L'automne venu, je poursuis une vieille amie faisant partie intégrante de la nature : la brume. Elle a ce don : elle révèle l'essentiel et elle replace tout dans une évidence universelle. Elle agit comme un rideau magique. En effet, qui enveloppe aussi bien la rectitude des canaux, la rigueur des alignements arborés et l'ondulation des rubans d’asphalte ? Qui souligne aussi bien la tête du phare et lui coupe le pied ? Qui met en évidence les éléments constitutifs d'un paysage ? Qui fait en sorte que chaque endroit ne soit jamais tout à fait identique ? Qui créé des illusions et des mirages sous nos latitudes ? La brume. Quand elle monte, elle enveloppe un à un les éléments du paysage jusqu'à les phagocyter totalement. De la prééminence de l'homme et de ses interventions et impacts sur son environnement, elle va apporter un mode de lecture. C'est un révélateur de traces. Bizarrement, elle clarifie les choses.

Mais la brume nous interpelle aussi car elle joue avec l’espace.

 

Elle efface l'horizon, elle escamote la destination des chemins, elle avale les points de fuite. On ne peut lui échapper. On ne sait jamais jusqu’où elle va monter. Que restera-t-il devant nos yeux ? Au pire, on sait qu’elle peut tout gommer.

 

Elle dialogue également avec le temps : disparition du passé et inexistence de l'avenir.

 

On se demande qui va disparaître en premier, dans quel ordre elle a programmé ses effacements.

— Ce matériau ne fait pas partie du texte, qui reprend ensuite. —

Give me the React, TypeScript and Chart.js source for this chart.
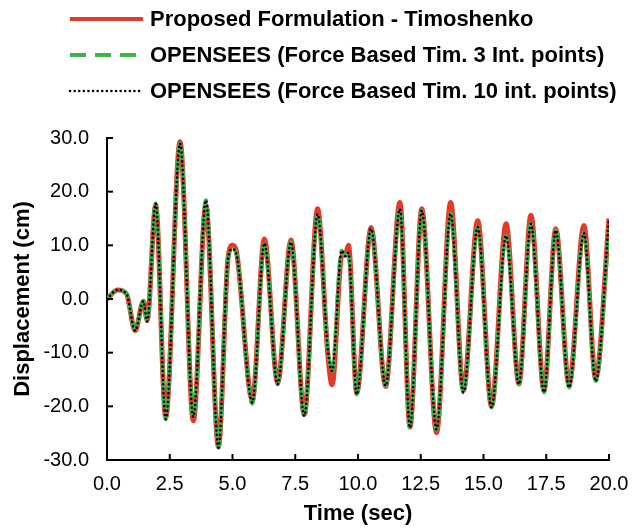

Laissera t-elle le soleil revenir ? Combien de temps garderons-nous la réminiscence de ce qui fut ? De quelle empreinte ce passé va-t-il nous marquer ? Quelle sensation va-t-il laisser dans nos âmes ?

 

Quand elle se retire, on tremble à l’idée de ce qui aurait pu disparaître et dont on ne décèle pas l’absence, l’oubli l’ayant déjà chassé de notre mémoire. Le film qui se déroule alors sous nos yeux et nos objectifs crépitants n’est pas l’inverse de celui de sa montée. Ces instants faussement symétriques sont des fenêtres ouvertes un court instant sur une double réalité.

 

Avant et après la brume, rien n’est pareil. De certains parfois on ne retrouve que des traces, même s’ils furent des millions.